“America, Can You Hear Me Now?” — A Harsh Look at U.S. Infrastructure

Let’s start with the grade: A D+ for roads and a C for bridges, according to the American Society of Civil Engineers (ASCE) 2025 infrastructure report card. That means nearly 40% of major roads are in poor or mediocre condition—and this is happening in the world's richest economy.

🚧 Road Conditions: Just Plain Embarrassing

Globally, the U.S. 🇺🇸 ranks around 11th to 13th in road quality. That might sound okay until you realize we’re trailing behind much smaller nations like Singapore 🇸🇬, Switzerland 🇨🇭, Japan 🇯🇵, the Netherlands 🇳🇱, and Taiwan 🇹🇼. Even many developing nations are catching up, while the U.S. continues patching potholes like it's the Great Depression.

The U.S. road network suffers from a roughness index that would make a camel complain. Only about 40% of non-interstate roads are considered to be in “good” condition—compared to 90%+ in countries like the Netherlands 🇳🇱.

🏗 Bridges: Still Standing (Barely)

There’s some good news: structurally deficient bridges have dropped from 12% to around 6.8% over the past few years. But that still leaves over 43,000 bridges classified as structurally deficient. These are bridges that carry traffic millions of times every day.

Progress? Sure. But considering the wealth, technology, and size of the U.S. 🇺🇸, this should’ve been handled a decade ago. Europe would’ve already turned them into bike lanes and cafes.

💀 Road Safety: Just a Statistic

Let’s talk fatalities. The U.S. 🇺🇸 experiences about 13 road deaths per 100,000 people, compared to countries like Norway 🇳🇴, the U.K. 🇬🇧, and Japan 🇯🇵, where it's under 3 per 100,000. That’s not just a fluke—that’s decades of bad design, poor planning, and lack of political will.

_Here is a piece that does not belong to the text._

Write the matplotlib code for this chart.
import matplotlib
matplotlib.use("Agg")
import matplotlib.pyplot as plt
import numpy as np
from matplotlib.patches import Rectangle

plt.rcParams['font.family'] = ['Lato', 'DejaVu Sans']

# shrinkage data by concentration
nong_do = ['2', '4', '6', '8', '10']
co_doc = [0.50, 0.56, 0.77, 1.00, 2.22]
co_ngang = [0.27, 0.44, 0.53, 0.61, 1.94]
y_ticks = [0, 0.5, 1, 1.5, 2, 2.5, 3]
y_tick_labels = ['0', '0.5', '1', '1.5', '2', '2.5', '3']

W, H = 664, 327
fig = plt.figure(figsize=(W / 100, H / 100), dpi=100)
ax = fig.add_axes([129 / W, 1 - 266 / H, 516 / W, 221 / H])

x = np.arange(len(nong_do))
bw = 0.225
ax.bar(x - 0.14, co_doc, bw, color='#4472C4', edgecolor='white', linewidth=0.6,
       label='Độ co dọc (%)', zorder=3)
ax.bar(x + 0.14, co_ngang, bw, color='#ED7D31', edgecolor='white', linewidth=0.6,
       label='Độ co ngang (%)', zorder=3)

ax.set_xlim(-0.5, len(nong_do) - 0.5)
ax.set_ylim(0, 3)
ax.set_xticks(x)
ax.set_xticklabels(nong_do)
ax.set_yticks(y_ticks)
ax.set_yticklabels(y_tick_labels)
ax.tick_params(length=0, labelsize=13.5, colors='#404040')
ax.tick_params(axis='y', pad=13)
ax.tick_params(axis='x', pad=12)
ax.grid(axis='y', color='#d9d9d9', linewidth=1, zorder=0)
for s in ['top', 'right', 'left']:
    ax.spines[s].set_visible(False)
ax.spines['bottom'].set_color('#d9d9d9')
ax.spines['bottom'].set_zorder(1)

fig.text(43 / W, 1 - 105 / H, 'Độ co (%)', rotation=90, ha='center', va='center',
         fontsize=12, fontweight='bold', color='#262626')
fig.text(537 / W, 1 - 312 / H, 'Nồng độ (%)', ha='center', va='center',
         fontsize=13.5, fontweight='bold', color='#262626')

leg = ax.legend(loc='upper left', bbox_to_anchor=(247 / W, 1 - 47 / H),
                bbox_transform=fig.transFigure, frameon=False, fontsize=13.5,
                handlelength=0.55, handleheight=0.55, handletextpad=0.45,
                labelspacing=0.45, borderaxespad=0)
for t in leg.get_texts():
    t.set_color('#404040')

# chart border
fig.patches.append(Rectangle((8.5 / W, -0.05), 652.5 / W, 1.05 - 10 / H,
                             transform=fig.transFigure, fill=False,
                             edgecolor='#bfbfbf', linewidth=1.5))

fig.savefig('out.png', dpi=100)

Other countries use roundabouts, median barriers, narrower lanes, and 2+1 road configurations to slow traffic and reduce collisions. Meanwhile, the U.S. clings to 12-foot-wide lanes and 1950s-level sprawl.

🌍 Meanwhile in the Netherlands…

Let’s compare. The Dutch 🇳🇱 don't just have cute windmills and perfect waffles—they've also got some of the best roads on the planet. The Netherlands ranks among the top 3 globally in road infrastructure quality.

How? They use:

  • Porous asphalt for better drainage

  • Dedicated bike lanes

  • Roundabouts over stoplights

  • Smart urban planning
    All of which make driving smoother, safer, and frankly more civilized.

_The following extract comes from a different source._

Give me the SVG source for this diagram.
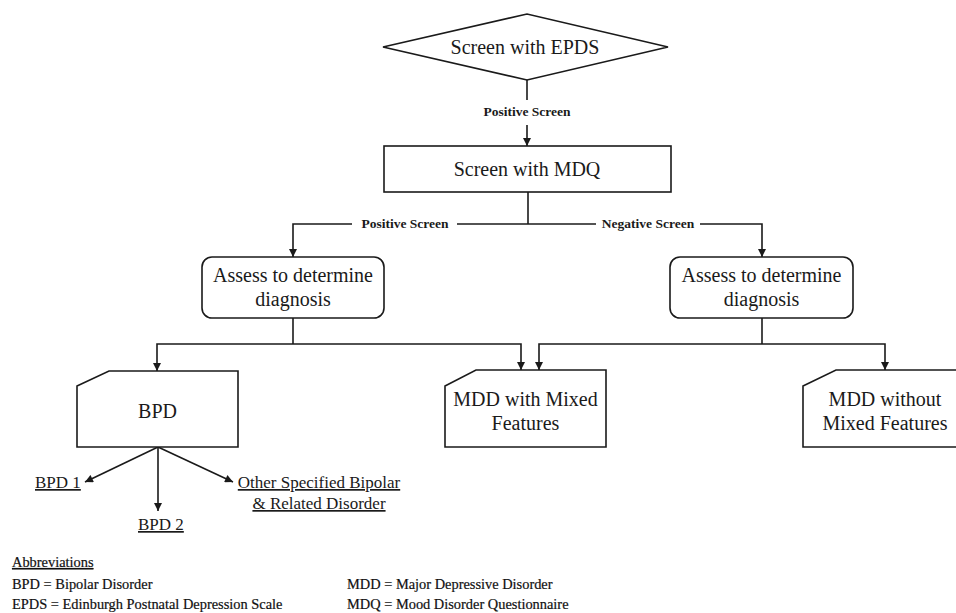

💸 The Money’s There… Sort Of

Thanks to the Bipartisan Infrastructure Law passed under the Biden administration, over $550 billion has been committed to improving roads, bridges, and transit. But experts estimate the U.S. 🇺🇸 still faces a $3.7 trillion shortfall over the next 10 years just to maintain the current system—let alone modernize it.

Billions go in. Potholes remain. Progress is slow because America prefers building new roads over fixing old ones. It’s like buying a new phone while your old one is still cracked and overheating.

🔍 Breakdown: How the U.S. Stacks Up

Here’s how America 🇺🇸 performs across key infrastructure categories:

  1. Roads

    • Grade: D+

    • Status: ~40% are in poor or mediocre condition

    • Global Rank: Around 11th–13th

  2. Bridges

    • Grade: C

    • Status: Over 43,000 are still structurally deficient

    • Global Rank: Improving, but still lagging

  3. Road Safety

    • Statistic: ~13 deaths per 100,000 population

    • Comparison: 4–5× worse than top-performing countries like Norway 🇳🇴, the U.K. 🇬🇧, and Japan 🇯🇵

  4. Funding

    • Investment: $550B+ recently committed

    • Shortfall: ~$3.7 trillion still needed over the next decade

🎤 Final Mocking Mic Drop

America 🇺🇸 is enormous, wealthy, and full of engineering talent—yet can’t keep its roads drivable or its bridges intact. The U.S. loves ribbon-cutting ceremonies for flashy new highways but refuses to pay for long-term maintenance. Even worse, design choices that save lives—like roundabouts or speed-calming lanes—are ignored in favor of outdated car-first ideals.

Meanwhile, countries like Norway 🇳🇴, Japan 🇯🇵, and the Netherlands 🇳🇱 are engineering circles around us with smart design, consistent funding, and political vision.

So yes, America can claim the world’s largest road system. But when it comes to quality and safety, it’s not a superpower. It’s a punchline.